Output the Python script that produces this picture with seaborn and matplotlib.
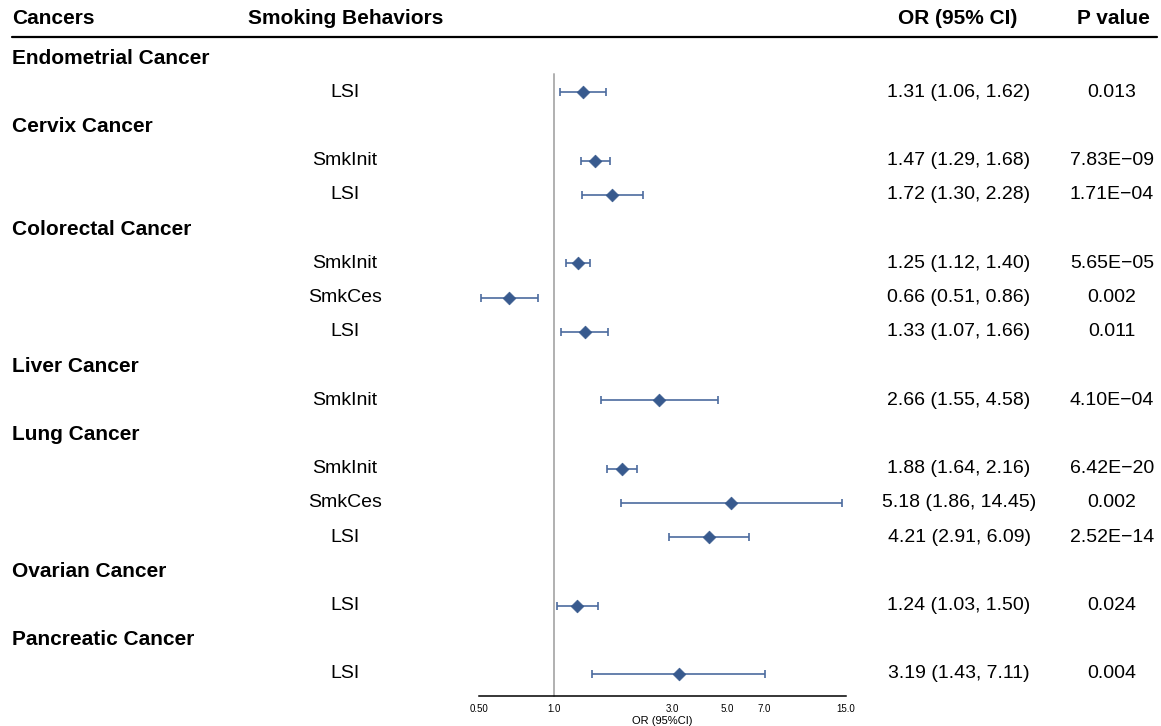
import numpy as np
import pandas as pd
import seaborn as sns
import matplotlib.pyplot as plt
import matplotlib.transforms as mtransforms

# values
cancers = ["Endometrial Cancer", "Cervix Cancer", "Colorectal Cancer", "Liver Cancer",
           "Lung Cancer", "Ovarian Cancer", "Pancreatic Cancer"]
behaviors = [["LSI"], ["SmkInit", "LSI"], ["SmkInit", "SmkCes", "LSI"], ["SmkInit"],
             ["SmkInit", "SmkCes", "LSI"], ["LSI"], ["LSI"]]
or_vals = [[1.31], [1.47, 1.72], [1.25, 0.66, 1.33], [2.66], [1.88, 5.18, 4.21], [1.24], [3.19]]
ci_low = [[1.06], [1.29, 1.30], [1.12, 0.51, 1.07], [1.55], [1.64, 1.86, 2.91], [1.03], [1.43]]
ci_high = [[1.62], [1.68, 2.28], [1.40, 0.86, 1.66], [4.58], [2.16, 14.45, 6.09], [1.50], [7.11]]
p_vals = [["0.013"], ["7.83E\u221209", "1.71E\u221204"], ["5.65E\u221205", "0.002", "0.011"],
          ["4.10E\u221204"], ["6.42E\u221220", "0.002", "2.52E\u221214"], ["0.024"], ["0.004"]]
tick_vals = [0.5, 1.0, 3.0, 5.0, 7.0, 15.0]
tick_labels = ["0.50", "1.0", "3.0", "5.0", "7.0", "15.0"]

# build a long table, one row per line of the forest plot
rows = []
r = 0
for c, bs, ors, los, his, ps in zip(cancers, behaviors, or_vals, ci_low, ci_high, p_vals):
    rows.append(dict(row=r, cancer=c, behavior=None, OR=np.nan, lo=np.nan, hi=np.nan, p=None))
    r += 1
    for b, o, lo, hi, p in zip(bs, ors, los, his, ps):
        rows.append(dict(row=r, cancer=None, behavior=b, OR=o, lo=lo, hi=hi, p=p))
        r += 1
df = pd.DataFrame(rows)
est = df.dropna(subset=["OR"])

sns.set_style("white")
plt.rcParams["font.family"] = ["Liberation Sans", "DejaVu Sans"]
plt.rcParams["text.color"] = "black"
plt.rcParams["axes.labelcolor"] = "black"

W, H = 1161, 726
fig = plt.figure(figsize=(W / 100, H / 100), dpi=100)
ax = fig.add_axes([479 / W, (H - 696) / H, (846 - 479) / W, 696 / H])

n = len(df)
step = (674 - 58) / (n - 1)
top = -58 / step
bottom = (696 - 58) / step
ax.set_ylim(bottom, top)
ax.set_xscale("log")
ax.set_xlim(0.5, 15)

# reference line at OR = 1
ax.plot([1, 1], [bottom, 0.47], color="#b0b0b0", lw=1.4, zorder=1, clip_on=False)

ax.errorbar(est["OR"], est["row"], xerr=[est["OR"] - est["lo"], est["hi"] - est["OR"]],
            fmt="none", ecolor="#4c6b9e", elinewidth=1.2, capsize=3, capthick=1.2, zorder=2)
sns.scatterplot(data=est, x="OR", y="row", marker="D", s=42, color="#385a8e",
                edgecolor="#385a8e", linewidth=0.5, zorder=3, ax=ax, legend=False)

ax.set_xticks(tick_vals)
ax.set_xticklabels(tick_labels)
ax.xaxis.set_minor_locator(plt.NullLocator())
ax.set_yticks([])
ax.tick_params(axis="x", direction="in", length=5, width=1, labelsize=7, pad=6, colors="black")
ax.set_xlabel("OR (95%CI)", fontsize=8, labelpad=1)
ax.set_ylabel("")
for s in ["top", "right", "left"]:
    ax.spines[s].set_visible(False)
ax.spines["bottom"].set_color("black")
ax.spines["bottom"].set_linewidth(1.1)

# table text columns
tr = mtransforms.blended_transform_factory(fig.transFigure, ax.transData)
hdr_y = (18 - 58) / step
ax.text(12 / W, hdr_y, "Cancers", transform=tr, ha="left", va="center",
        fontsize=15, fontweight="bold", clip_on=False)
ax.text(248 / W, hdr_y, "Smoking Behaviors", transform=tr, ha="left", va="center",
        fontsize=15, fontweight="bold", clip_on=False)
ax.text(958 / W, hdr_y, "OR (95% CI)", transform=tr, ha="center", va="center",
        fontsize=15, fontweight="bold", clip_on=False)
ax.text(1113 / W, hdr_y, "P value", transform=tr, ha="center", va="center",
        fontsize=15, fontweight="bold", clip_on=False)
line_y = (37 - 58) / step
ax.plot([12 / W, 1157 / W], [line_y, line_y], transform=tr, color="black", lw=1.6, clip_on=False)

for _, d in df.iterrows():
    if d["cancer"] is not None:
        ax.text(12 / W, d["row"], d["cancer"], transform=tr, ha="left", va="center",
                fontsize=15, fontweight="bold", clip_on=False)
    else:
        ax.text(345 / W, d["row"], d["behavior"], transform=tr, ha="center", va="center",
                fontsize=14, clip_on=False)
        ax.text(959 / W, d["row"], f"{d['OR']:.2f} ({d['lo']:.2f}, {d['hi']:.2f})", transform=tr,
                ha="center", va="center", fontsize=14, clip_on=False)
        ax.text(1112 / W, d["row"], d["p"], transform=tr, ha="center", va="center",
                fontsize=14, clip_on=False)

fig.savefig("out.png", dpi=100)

........

** EXERCISE TASK **
Leave every image out, and retype the material exactly.

** COMPLETED EXERCISE **
Output the Python script that produces this picture with seaborn and matplotlib.
import numpy as np
import pandas as pd
import seaborn as sns
import matplotlib.pyplot as plt
import matplotlib.transforms as mtransforms

# values
cancers = ["Endometrial Cancer", "Cervix Cancer", "Colorectal Cancer", "Liver Cancer",
           "Lung Cancer", "Ovarian Cancer", "Pancreatic Cancer"]
behaviors = [["LSI"], ["SmkInit", "LSI"], ["SmkInit", "SmkCes", "LSI"], ["SmkInit"],
             ["SmkInit", "SmkCes", "LSI"], ["LSI"], ["LSI"]]
or_vals = [[1.31], [1.47, 1.72], [1.25, 0.66, 1.33], [2.66], [1.88, 5.18, 4.21], [1.24], [3.19]]
ci_low = [[1.06], [1.29, 1.30], [1.12, 0.51, 1.07], [1.55], [1.64, 1.86, 2.91], [1.03], [1.43]]
ci_high = [[1.62], [1.68, 2.28], [1.40, 0.86, 1.66], [4.58], [2.16, 14.45, 6.09], [1.50], [7.11]]
p_vals = [["0.013"], ["7.83E\u221209", "1.71E\u221204"], ["5.65E\u221205", "0.002", "0.011"],
          ["4.10E\u221204"], ["6.42E\u221220", "0.002", "2.52E\u221214"], ["0.024"], ["0.004"]]
tick_vals = [0.5, 1.0, 3.0, 5.0, 7.0, 15.0]
tick_labels = ["0.50", "1.0", "3.0", "5.0", "7.0", "15.0"]

# build a long table, one row per line of the forest plot
rows = []
r = 0
for c, bs, ors, los, his, ps in zip(cancers, behaviors, or_vals, ci_low, ci_high, p_vals):
    rows.append(dict(row=r, cancer=c, behavior=None, OR=np.nan, lo=np.nan, hi=np.nan, p=None))
    r += 1
    for b, o, lo, hi, p in zip(bs, ors, los, his, ps):
        rows.append(dict(row=r, cancer=None, behavior=b, OR=o, lo=lo, hi=hi, p=p))
        r += 1
df = pd.DataFrame(rows)
est = df.dropna(subset=["OR"])

sns.set_style("white")
plt.rcParams["font.family"] = ["Liberation Sans", "DejaVu Sans"]
plt.rcParams["text.color"] = "black"
plt.rcParams["axes.labelcolor"] = "black"

W, H = 1161, 726
fig = plt.figure(figsize=(W / 100, H / 100), dpi=100)
ax = fig.add_axes([479 / W, (H - 696) / H, (846 - 479) / W, 696 / H])

n = len(df)
step = (674 - 58) / (n - 1)
top = -58 / step
bottom = (696 - 58) / step
ax.set_ylim(bottom, top)
ax.set_xscale("log")
ax.set_xlim(0.5, 15)

# reference line at OR = 1
ax.plot([1, 1], [bottom, 0.47], color="#b0b0b0", lw=1.4, zorder=1, clip_on=False)

ax.errorbar(est["OR"], est["row"], xerr=[est["OR"] - est["lo"], est["hi"] - est["OR"]],
            fmt="none", ecolor="#4c6b9e", elinewidth=1.2, capsize=3, capthick=1.2, zorder=2)
sns.scatterplot(data=est, x="OR", y="row", marker="D", s=42, color="#385a8e",
                edgecolor="#385a8e", linewidth=0.5, zorder=3, ax=ax, legend=False)

ax.set_xticks(tick_vals)
ax.set_xticklabels(tick_labels)
ax.xaxis.set_minor_locator(plt.NullLocator())
ax.set_yticks([])
ax.tick_params(axis="x", direction="in", length=5, width=1, labelsize=7, pad=6, colors="black")
ax.set_xlabel("OR (95%CI)", fontsize=8, labelpad=1)
ax.set_ylabel("")
for s in ["top", "right", "left"]:
    ax.spines[s].set_visible(False)
ax.spines["bottom"].set_color("black")
ax.spines["bottom"].set_linewidth(1.1)

# table text columns
tr = mtransforms.blended_transform_factory(fig.transFigure, ax.transData)
hdr_y = (18 - 58) / step
ax.text(12 / W, hdr_y, "Cancers", transform=tr, ha="left", va="center",
        fontsize=15, fontweight="bold", clip_on=False)
ax.text(248 / W, hdr_y, "Smoking Behaviors", transform=tr, ha="left", va="center",
        fontsize=15, fontweight="bold", clip_on=False)
ax.text(958 / W, hdr_y, "OR (95% CI)", transform=tr, ha="center", va="center",
        fontsize=15, fontweight="bold", clip_on=False)
ax.text(1113 / W, hdr_y, "P value", transform=tr, ha="center", va="center",
        fontsize=15, fontweight="bold", clip_on=False)
line_y = (37 - 58) / step
ax.plot([12 / W, 1157 / W], [line_y, line_y], transform=tr, color="black", lw=1.6, clip_on=False)

for _, d in df.iterrows():
    if d["cancer"] is not None:
        ax.text(12 / W, d["row"], d["cancer"], transform=tr, ha="left", va="center",
                fontsize=15, fontweight="bold", clip_on=False)
    else:
        ax.text(345 / W, d["row"], d["behavior"], transform=tr, ha="center", va="center",
                fontsize=14, clip_on=False)
        ax.text(959 / W, d["row"], f"{d['OR']:.2f} ({d['lo']:.2f}, {d['hi']:.2f})", transform=tr,
                ha="center", va="center", fontsize=14, clip_on=False)
        ax.text(1112 / W, d["row"], d["p"], transform=tr, ha="center", va="center",
                fontsize=14, clip_on=False)

fig.savefig("out.png", dpi=100)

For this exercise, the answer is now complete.